I am happy to report that our Rails Rumble application was indeed completed within the 48-hour time limit! We named the app A Well-Oiled Machine and you can try it here (Update: The Linode server made available to us during the contest is no longer active. I will need to re-deploy the app elsewhere in the near future). The app does require an OpenID account to log in – if you don’t have one I would recommend using myopenid.com.

I had a great time working with Jason and Jesse on this app, though I must give them credit for doing a lot of the heavy-lifting when it came to coding. My rusty Rails skills became evident pretty quickly, and I had to curtail the scope of what I worked on to make sure I didn’t turn into a bottleneck. That said, it was still a true team effort, and it felt good to immerse myself in the Rails world again.

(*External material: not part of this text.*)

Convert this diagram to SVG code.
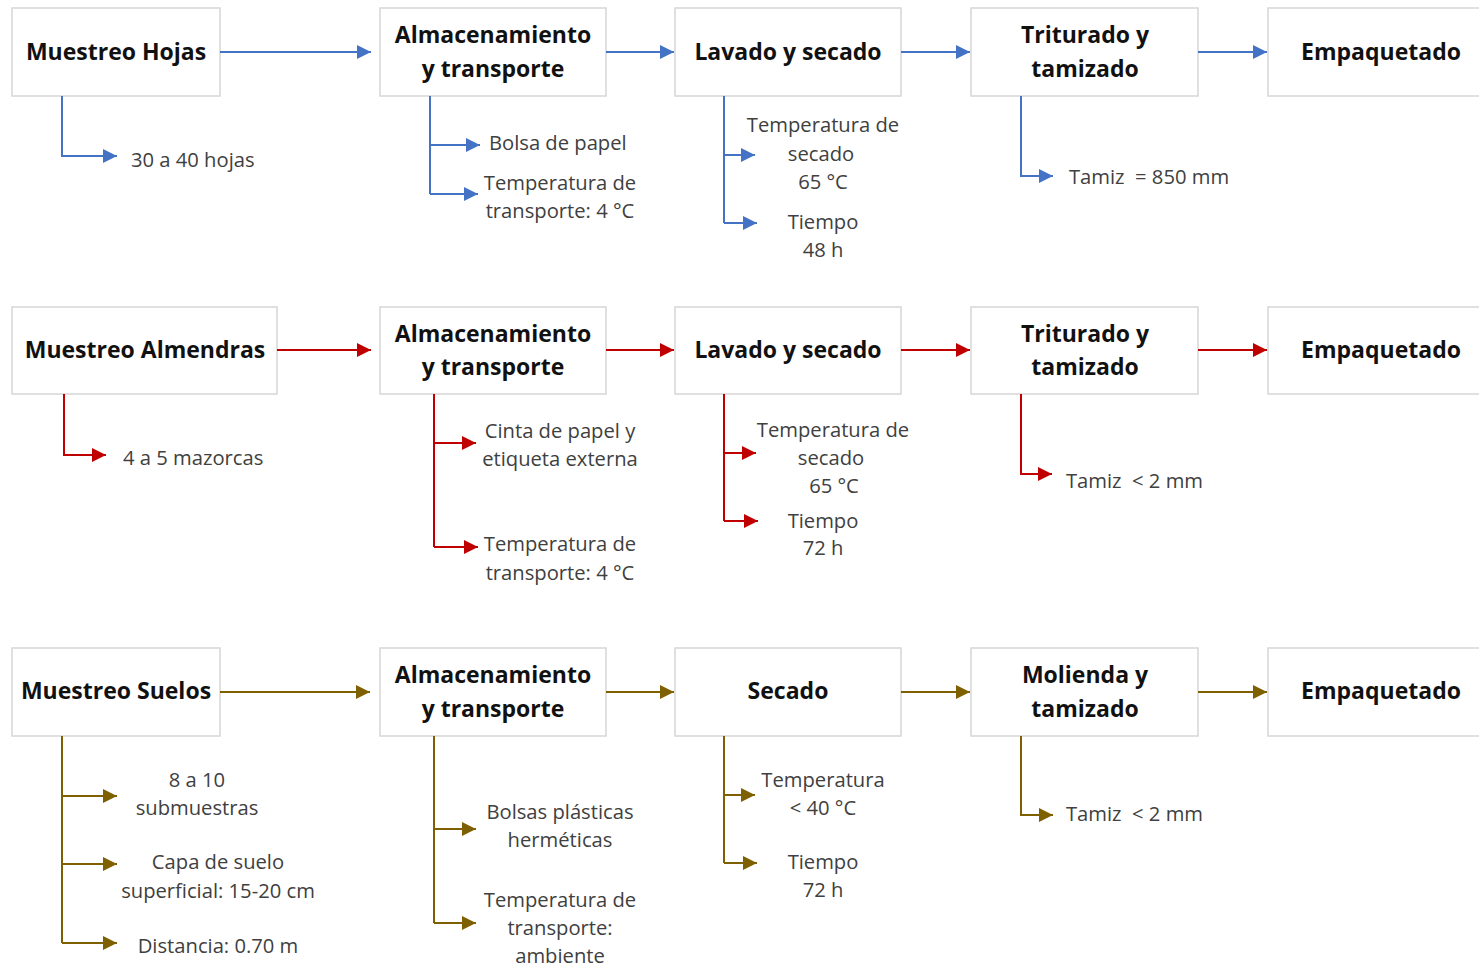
<svg xmlns="http://www.w3.org/2000/svg" width="1479" height="967" viewBox="0 0 1479 967">
<defs>
<marker id="ab" markerUnits="userSpaceOnUse" markerWidth="14" markerHeight="14" refX="14" refY="7" orient="auto"><path d="M0,0 L14,7 L0,14 z" fill="#4472C4"/></marker>
<marker id="ar" markerUnits="userSpaceOnUse" markerWidth="14" markerHeight="14" refX="14" refY="7" orient="auto"><path d="M0,0 L14,7 L0,14 z" fill="#C00000"/></marker>
<marker id="ag" markerUnits="userSpaceOnUse" markerWidth="14" markerHeight="14" refX="14" refY="7" orient="auto"><path d="M0,0 L14,7 L0,14 z" fill="#7F6000"/></marker>
</defs>
<style>
.box{fill:#fff;stroke:#d6d6d6;stroke-width:1.5}
.nt{font-family:"Open Sans","Liberation Sans",sans-serif;font-weight:bold;font-size:23px;fill:#111;text-anchor:middle}
.st{font-family:"Open Sans","Liberation Sans",sans-serif;font-size:20.2px;fill:#404040}
.c{text-anchor:middle}
.b{fill:none;stroke:#4472C4;stroke-width:2;marker-end:url(#ab)}
.r{fill:none;stroke:#C00000;stroke-width:2;marker-end:url(#ar)}
.g{fill:none;stroke:#7F6000;stroke-width:2;marker-end:url(#ag)}
.bl{fill:none;stroke:#4472C4;stroke-width:2}
.rl{fill:none;stroke:#C00000;stroke-width:2}
.gl{fill:none;stroke:#7F6000;stroke-width:2}
</style>
<rect width="1479" height="967" fill="#fff"/>

<!-- Row 1 nodes -->
<g id="h1"><rect class="box" x="12" y="8" width="208" height="88"/><text class="nt" x="116" y="60">Muestreo Hojas</text></g>
<g id="h2"><rect class="box" x="380" y="8" width="226" height="88"/><text class="nt" x="493" y="43">Almacenamiento</text><text class="nt" x="493" y="77">y transporte</text></g>
<g id="h3"><rect class="box" x="675" y="8" width="226" height="88"/><text class="nt" x="788" y="60">Lavado y secado</text></g>
<g id="h4"><rect class="box" x="971" y="8" width="227" height="88"/><text class="nt" x="1085" y="43">Triturado y</text><text class="nt" x="1085" y="77">tamizado</text></g>
<g id="h5"><rect class="box" x="1268" y="8" width="226" height="88"/><text class="nt" x="1381" y="60">Empaquetado</text></g>

<!-- Row 2 nodes -->
<g id="a1"><rect class="box" x="12" y="307" width="265" height="87"/><text class="nt" x="145" y="358">Muestreo Almendras</text></g>
<g id="a2"><rect class="box" x="380" y="307" width="226" height="87"/><text class="nt" x="493" y="342">Almacenamiento</text><text class="nt" x="493" y="375">y transporte</text></g>
<g id="a3"><rect class="box" x="675" y="307" width="226" height="87"/><text class="nt" x="788" y="358">Lavado y secado</text></g>
<g id="a4"><rect class="box" x="971" y="307" width="227" height="87"/><text class="nt" x="1085" y="342">Triturado y</text><text class="nt" x="1085" y="375">tamizado</text></g>
<g id="a5"><rect class="box" x="1268" y="307" width="226" height="87"/><text class="nt" x="1381" y="358">Empaquetado</text></g>

<!-- Row 3 nodes -->
<g id="s1"><rect class="box" x="12" y="648" width="208" height="88"/><text class="nt" x="116" y="699">Muestreo Suelos</text></g>
<g id="s2"><rect class="box" x="380" y="648" width="226" height="88"/><text class="nt" x="493" y="683">Almacenamiento</text><text class="nt" x="493" y="717">y transporte</text></g>
<g id="s3"><rect class="box" x="675" y="648" width="226" height="88"/><text class="nt" x="788" y="699">Secado</text></g>
<g id="s4"><rect class="box" x="971" y="648" width="227" height="88"/><text class="nt" x="1085" y="683">Molienda y</text><text class="nt" x="1085" y="717">tamizado</text></g>
<g id="s5"><rect class="box" x="1268" y="648" width="226" height="88"/><text class="nt" x="1381" y="699">Empaquetado</text></g>

<!-- Connectors -->
<g id="connectors">
<path class="b" d="M220,52 H371"/>
<path class="b" d="M606,52 H674"/>
<path class="b" d="M901,52 H970"/>
<path class="b" d="M1198,52 H1267"/>
<path class="b" d="M62,96 V156 H117"/>
<path class="bl" d="M430,96 V194"/>
<path class="b" d="M430,145 H480"/>
<path class="b" d="M430,194 H478"/>
<path class="bl" d="M724,96 V223"/>
<path class="b" d="M724,155 H755"/>
<path class="b" d="M724,223 H757"/>
<path class="b" d="M1021,96 V176 H1053"/>

<path class="r" d="M277,350 H371"/>
<path class="r" d="M606,350 H674"/>
<path class="r" d="M901,350 H970"/>
<path class="r" d="M1198,350 H1267"/>
<path class="r" d="M64,394 V455 H106"/>
<path class="rl" d="M434,394 V547"/>
<path class="r" d="M434,443 H476"/>
<path class="r" d="M434,547 H478"/>
<path class="rl" d="M724,394 V521"/>
<path class="r" d="M724,453 H756"/>
<path class="r" d="M724,521 H758"/>
<path class="r" d="M1021,394 V474 H1052"/>

<path class="g" d="M220,692 H370"/>
<path class="g" d="M606,692 H674"/>
<path class="g" d="M901,692 H970"/>
<path class="g" d="M1198,692 H1267"/>
<path class="gl" d="M62,736 V943"/>
<path class="g" d="M62,796 H117"/>
<path class="g" d="M62,864 H117"/>
<path class="g" d="M62,943 H117"/>
<path class="gl" d="M434,736 V923"/>
<path class="g" d="M434,829 H476"/>
<path class="g" d="M434,923 H476"/>
<path class="gl" d="M724,736 V863"/>
<path class="g" d="M724,795 H755"/>
<path class="g" d="M724,863 H757"/>
<path class="g" d="M1021,736 V815 H1053"/>
</g>

<!-- Sub labels row 1 -->
<g id="labels1">
<text class="st" x="131" y="167">30 a 40 hojas</text>
<text class="st" x="489" y="150">Bolsa de papel</text>
<text class="st c" x="560" y="190">Temperatura de</text>
<text class="st c" x="560" y="218">transporte: 4 °C</text>
<text class="st c" x="823" y="132">Temperatura de</text>
<text class="st c" x="821" y="161">secado</text>
<text class="st c" x="823" y="189">65 °C</text>
<text class="st c" x="823" y="229">Tiempo</text>
<text class="st c" x="823" y="257">48 h</text>
<text class="st" x="1069" y="184" xml:space="preserve">Tamiz  = 850 mm</text>
</g>

<!-- Sub labels row 2 -->
<g id="labels2">
<text class="st" x="123" y="465">4 a 5 mazorcas</text>
<text class="st c" x="560" y="438">Cinta de papel y</text>
<text class="st c" x="560" y="466">etiqueta externa</text>
<text class="st c" x="560" y="551">Temperatura de</text>
<text class="st c" x="560" y="580">transporte: 4 °C</text>
<text class="st c" x="833" y="437">Temperatura de</text>
<text class="st c" x="831" y="465">secado</text>
<text class="st c" x="834" y="493">65 °C</text>
<text class="st c" x="823" y="528">Tiempo</text>
<text class="st c" x="823" y="555">72 h</text>
<text class="st" x="1066" y="488" xml:space="preserve">Tamiz  &lt; 2 mm</text>
</g>

<!-- Sub labels row 3 -->
<g id="labels3">
<text class="st c" x="197" y="787">8 a 10</text>
<text class="st c" x="197" y="815">submuestras</text>
<text class="st c" x="218" y="869">Capa de suelo</text>
<text class="st c" x="218" y="898">superficial: 15-20 cm</text>
<text class="st c" x="218" y="953">Distancia: 0.70 m</text>
<text class="st c" x="560" y="819">Bolsas plásticas</text>
<text class="st c" x="560" y="847">herméticas</text>
<text class="st c" x="560" y="907">Temperatura de</text>
<text class="st c" x="560" y="935">transporte:</text>
<text class="st c" x="560" y="963">ambiente</text>
<text class="st c" x="823" y="787">Temperatura</text>
<text class="st c" x="823" y="815">&lt; 40 °C</text>
<text class="st c" x="823" y="869">Tiempo</text>
<text class="st c" x="823" y="897">72 h</text>
<text class="st" x="1066" y="821" xml:space="preserve">Tamiz  &lt; 2 mm</text>
</g>
</svg>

2009 Rails Rumble Hackfest

2009 Rails Rumble Hackfest

The contest required the use of git for version control, and I am sold on this tool. It is fast and the workflow it promotes is much more sensible and flexible than subversion. Deployment remains a breeze with Passenger (mod_rails for apache) and vlad (a simpler deployment tool alternative to capistrano).

Friday night and Saturday we worked from my dining room, and on Sunday we made the trek out to Backspace for the final effort.

2009 Rails Rumble Hackfest at Backspace

2009 Rails Rumble Hackfest at Backspace

It was an intense effort and the resulting app has a couple of rough edges, but we did accomplish what we set out to do, and I consider that a great achievement. Many of the Rumble contestants didn’t even end up with a working app. It was an honor to be able to work with Jason and Jesse on a project together, and I would jump at an opportunity to do this kind of thing again. Thanks guys for your outstanding effort and attitude!

Participating in the Rails Rumble

Posted by Scott on Aug 22nd, 2009

This year I put a team together to participate in the Rails Rumble, a programming competition to create a web app using Ruby on Rails within a 48-hour time limit. In past years I’ve followed the event, but for various reasons not had the time to participate. This year I decided to jump right in, despite the fact that I’m nearly becoming rusty with my Ruby on Rails skills (my last app was written with Rails v1.2.6).

The Rails Rumble is a wonderful opportunity to embrace constraints, get together with some talented people to learn from each other and have a good time. We’re not aiming to win any of the competition categories, but simply to have an application that has some semblance of completeness by the end of the contest. No all-nighters for us this time.

Our web app will be a tool to help you track your vehicle’s maintenance schedule, and send you notifications by email when you’re due for service. While planning how the application would work, it’s been interesting to think of all the possibilities of what it could do, but then having to let go of most of them in the interests of having something simple enough to bang out in a weekend.

When we’re finished I’ll write up a summary post about the experience. But I already know this is the kind of thing I will never have regrets about doing.